• **COLLECTED DATA**:
────────────────────────────────────────
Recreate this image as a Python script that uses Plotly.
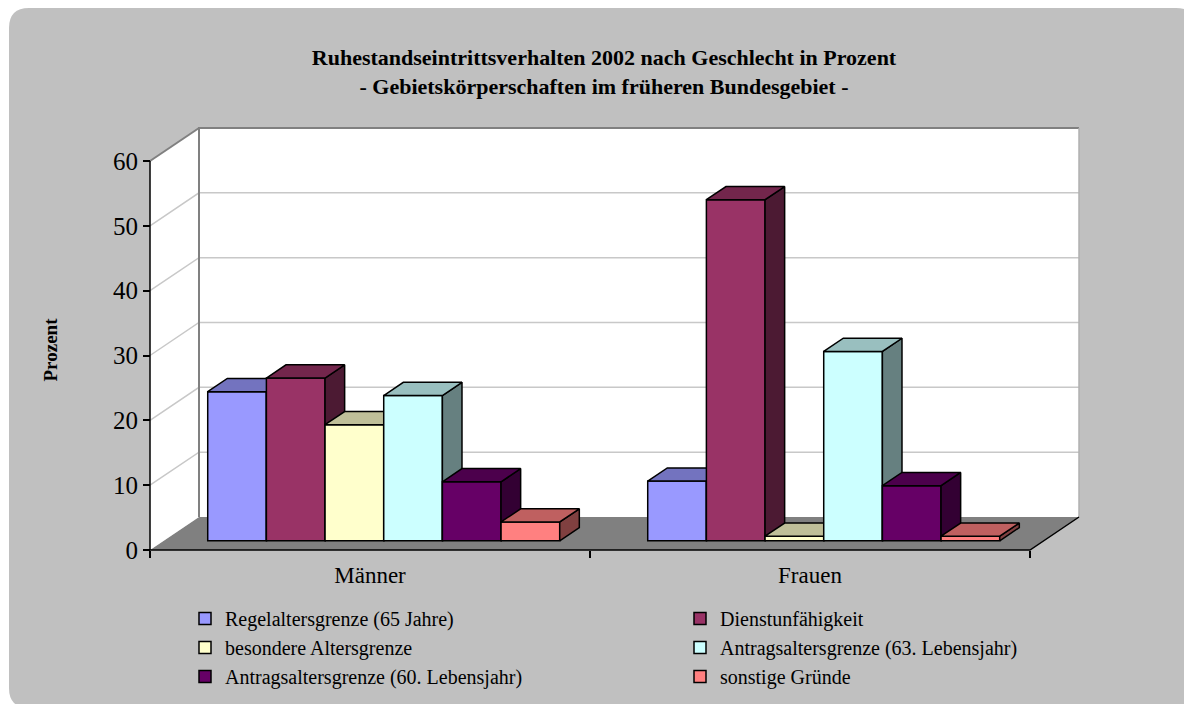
import plotly.graph_objects as go

# ---------------- data ----------------
categories = ["Männer", "Frauen"]
series_names = [
    "Regelaltersgrenze (65 Jahre)",
    "Dienstunfähigkeit",
    "besondere Altersgrenze",
    "Antragsaltersgrenze (63. Lebensjahr)",
    "Antragsaltersgrenze (60. Lebensjahr)",
    "sonstige Gründe",
]
regelaltersgrenze = [23.0, 9.2]
dienstunfaehigkeit = [25.1, 52.6]
besondere_altersgrenze = [17.9, 0.7]
antrag_63 = [22.4, 29.2]
antrag_60 = [9.1, 8.5]
sonstige = [2.9, 0.7]
y_ticks = [0, 10, 20, 30, 40, 50, 60]

series_values = [regelaltersgrenze, dienstunfaehigkeit, besondere_altersgrenze,
                 antrag_63, antrag_60, sonstige]
front_colors = ["#9999FF", "#993366", "#FFFFCC", "#CCFFFF", "#660066", "#FF8080"]

# ---------------- geometry / style ----------------
W, H = 1192, 704
OFF = 8                            # page body margin: screen px = layout px + OFF
X0_PX, X2_PX = 150 - OFF, 1030 - OFF   # front plane: category 0 start, category 2 end
Y0_PX, YMAX_PX = 550 - OFF, 161 - OFF  # front plane: value 0 and value 60
YMAX = 60
px_per_cat = (X2_PX - X0_PX) / len(categories)
px_per_val = (Y0_PX - YMAX_PX) / YMAX
xmin = -X0_PX / px_per_cat
xmax = (W - X0_PX) / px_per_cat
ymin = -(H - Y0_PX) / px_per_val
ymax = YMAX + YMAX_PX / px_per_val

DX = 49 / px_per_cat               # full floor depth (x)
DY = 33 / px_per_val               # full floor depth (y)
F0 = 0.28                          # depth fraction of bar front
FD = 0.40                          # bar depth fraction
GAP = 0.1
BW = (1 - 2 * GAP) / len(series_names)

FONT = "Liberation Serif, Times New Roman, serif"


def shade(hexcol, f):
    h = hexcol.lstrip("#")
    r, g, b = (int(h[i:i + 2], 16) for i in (0, 2, 4))
    return "#%02X%02X%02X" % (round(r * f), round(g * f), round(b * f))


def poly(pts):
    xs = [p[0] for p in pts] + [pts[0][0], None]
    ys = [p[1] for p in pts] + [pts[0][1], None]
    return xs, ys


ncat = len(categories)
fig = go.Figure()

# ---- floor ----
fx, fy = poly([(0, 0), (ncat, 0), (ncat + DX, DY), (DX, DY)])
fig.add_trace(go.Scatter(x=fx, y=fy, mode="none", fill="toself", fillcolor="#808080",
                         showlegend=False, hoverinfo="skip"))
# ---- left wall ----
lx, ly = poly([(0, 0), (DX, DY), (DX, YMAX + DY), (0, YMAX)])
fig.add_trace(go.Scatter(x=lx, y=ly, mode="none", fill="toself", fillcolor="white",
                         showlegend=False, hoverinfo="skip"))
# ---- back wall ----
bx, by = poly([(DX, DY), (ncat + DX, DY), (ncat + DX, YMAX + DY), (DX, YMAX + DY)])
fig.add_trace(go.Scatter(x=bx, y=by, mode="none", fill="toself", fillcolor="white",
                         showlegend=False, hoverinfo="skip"))
# ---- gridlines ----
gx, gy = [], []
for v in y_ticks[1:-1]:
    gx += [0, DX, ncat + DX, None]
    gy += [v, v + DY, v + DY, None]
fig.add_trace(go.Scatter(x=gx, y=gy, mode="lines", line=dict(color="#C8C8C8", width=1.5),
                         showlegend=False, hoverinfo="skip"))
# ---- wall borders ----
fig.add_trace(go.Scatter(x=[DX, DX, ncat + DX, None, 0, DX],
                         y=[DY, YMAX + DY, YMAX + DY, None, YMAX, YMAX + DY],
                         mode="lines", line=dict(color="#808080", width=2),
                         showlegend=False, hoverinfo="skip"))
fig.add_trace(go.Scatter(x=[ncat + DX, ncat + DX], y=[DY, YMAX + DY],
                         mode="lines", line=dict(color="#B0B0B0", width=1.5),
                         showlegend=False, hoverinfo="skip"))
# ---- axis lines / floor edge ----
fig.add_trace(go.Scatter(x=[0, 0, ncat, ncat + DX], y=[YMAX, 0, 0, DY],
                         mode="lines", line=dict(color="black", width=1.5),
                         showlegend=False, hoverinfo="skip"))

# ---- bars, one overlaid subplot per series (painter order left to right) ----
for j, (name, vals, col) in enumerate(zip(series_names, series_values, front_colors)):
    k = j + 2
    xa, ya = "x%d" % k, "y%d" % k
    xs_front = []
    sx, sy, tx, ty = [], [], [], []
    for i, v in enumerate(vals):
        xl = i + GAP + j * BW + F0 * DX
        yb = F0 * DY
        yt = yb + v
        xs_front.append(xl + BW / 2)
        px_, py_ = poly([(xl + BW, yb), (xl + BW, yt), (xl + BW + FD * DX, yt + FD * DY),
                         (xl + BW + FD * DX, yb + FD * DY)])
        sx += px_; sy += py_
        px_, py_ = poly([(xl, yt), (xl + BW, yt), (xl + BW + FD * DX, yt + FD * DY),
                         (xl + FD * DX, yt + FD * DY)])
        tx += px_; ty += py_
    fig.add_trace(go.Bar(x=xs_front, y=vals, base=F0 * DY, width=BW, name=name,
                         marker=dict(color=col, line=dict(color="black", width=1.5)),
                         xaxis=xa, yaxis=ya))
    fig.add_trace(go.Scatter(x=sx, y=sy, mode="lines", fill="toself",
                             fillcolor=shade(col, 0.5), line=dict(color="black", width=1.5),
                             showlegend=False, hoverinfo="skip", xaxis=xa, yaxis=ya))
    fig.add_trace(go.Scatter(x=tx, y=ty, mode="lines", fill="toself",
                             fillcolor=shade(col, 0.75), line=dict(color="black", width=1.5),
                             showlegend=False, hoverinfo="skip", xaxis=xa, yaxis=ya))

# ---------------- layout ----------------
layout = dict(
    width=W, height=H,
    margin=dict(l=0, r=0, t=0, b=0, pad=0, autoexpand=False),
    paper_bgcolor="white",
    plot_bgcolor="rgba(0,0,0,0)",
    barmode="overlay",
    font=dict(family=FONT, color="black"),
    title=dict(
        text="<b>Ruhestandseintrittsverhalten 2002 nach Geschlecht in Prozent</b><br>"
             "<b>- Gebietskörperschaften im früheren Bundesgebiet -</b>",
        x=(604 - OFF) / W, xanchor="center", y=1 - 57 / H, yanchor="top",
        font=dict(family=FONT, size=22, color="black"),
    ),
    xaxis=dict(range=[xmin, xmax], anchor="free", position=(H - Y0_PX) / H,
               tickmode="array", tickvals=[i + 0.5 for i in range(ncat)], ticktext=categories,
               ticks="", showgrid=False, zeroline=False, showline=False, automargin=False,
               ticklabelstandoff=9,
               tickfont=dict(family=FONT, size=23, color="black"),
               minor=dict(tickmode="array", tickvals=list(range(ncat + 1)), ticks="outside",
                          ticklen=7, tickwidth=1.5, tickcolor="black", showgrid=False)),
    yaxis=dict(range=[ymin, ymax], anchor="free", position=X0_PX / W, side="left",
               tickmode="array", tickvals=y_ticks, ticks="outside", ticklen=7,
               tickwidth=1.5, tickcolor="black", showgrid=False, zeroline=False,
               showline=False, automargin=False,
               tickfont=dict(family=FONT, size=25, color="black")),
    legend=dict(orientation="h", x=(185 - OFF) / W, xanchor="left", y=1 - 591 / H,
                yanchor="top",
                entrywidth=450, entrywidthmode="pixels", bgcolor="rgba(0,0,0,0)",
                font=dict(family=FONT, size=20, color="black"), traceorder="normal",
                tracegroupgap=0),
    annotations=[dict(text="<b>Prozent</b>", x=29 / W, y=1 - (350 - OFF) / H, xref="paper",
                      yref="paper", textangle=-90, showarrow=False,
                      font=dict(family=FONT, size=19, color="black"))],
)
for j in range(len(series_names)):
    k = j + 2
    layout["xaxis%d" % k] = dict(range=[xmin, xmax], overlaying="x", anchor="y%d" % k,
                                 visible=False, showgrid=False, zeroline=False)
    layout["yaxis%d" % k] = dict(range=[ymin, ymax], overlaying="y", anchor="x%d" % k,
                                 visible=False, showgrid=False, zeroline=False)

# rounded grey background panel
l, t, r, b, rad = 9 - OFF, 8 - OFF, 1196 - OFF, 708 - OFF, 20
def P(x, y):
    return "%.5f,%.5f" % (x / W, 1 - y / H)
path = ("M %s L %s Q %s %s L %s Q %s %s L %s Q %s %s L %s Q %s %s Z" % (
    P(l + rad, t), P(r - rad, t), P(r, t), P(r, t + rad), P(r, b - rad), P(r, b), P(r - rad, b),
    P(l + rad, b), P(l, b), P(l, b - rad), P(l, t + rad), P(l, t), P(l + rad, t)))
layout["shapes"] = [dict(type="path", path=path, xref="paper", yref="paper",
                         fillcolor="#C0C0C0", line=dict(width=0), layer="below")]

fig.update_layout(**layout)
fig.write_html("out.html")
────────────────────────────────────────
Repeat only the lines between the start of the data and the line with "ymax = YMAX + YMAX_PX / px_per_val", including those two lines, and skip the pictures.

• **RESPONSE TO THIS TASK**:
Recreate this image as a Python script that uses Plotly.
import plotly.graph_objects as go

# ---------------- data ----------------
categories = ["Männer", "Frauen"]
series_names = [
    "Regelaltersgrenze (65 Jahre)",
    "Dienstunfähigkeit",
    "besondere Altersgrenze",
    "Antragsaltersgrenze (63. Lebensjahr)",
    "Antragsaltersgrenze (60. Lebensjahr)",
    "sonstige Gründe",
]
regelaltersgrenze = [23.0, 9.2]
dienstunfaehigkeit = [25.1, 52.6]
besondere_altersgrenze = [17.9, 0.7]
antrag_63 = [22.4, 29.2]
antrag_60 = [9.1, 8.5]
sonstige = [2.9, 0.7]
y_ticks = [0, 10, 20, 30, 40, 50, 60]

series_values = [regelaltersgrenze, dienstunfaehigkeit, besondere_altersgrenze,
                 antrag_63, antrag_60, sonstige]
front_colors = ["#9999FF", "#993366", "#FFFFCC", "#CCFFFF", "#660066", "#FF8080"]

# ---------------- geometry / style ----------------
W, H = 1192, 704
OFF = 8                            # page body margin: screen px = layout px + OFF
X0_PX, X2_PX = 150 - OFF, 1030 - OFF   # front plane: category 0 start, category 2 end
Y0_PX, YMAX_PX = 550 - OFF, 161 - OFF  # front plane: value 0 and value 60
YMAX = 60
px_per_cat = (X2_PX - X0_PX) / len(categories)
px_per_val = (Y0_PX - YMAX_PX) / YMAX
xmin = -X0_PX / px_per_cat
xmax = (W - X0_PX) / px_per_cat
ymin = -(H - Y0_PX) / px_per_val
ymax = YMAX + YMAX_PX / px_per_val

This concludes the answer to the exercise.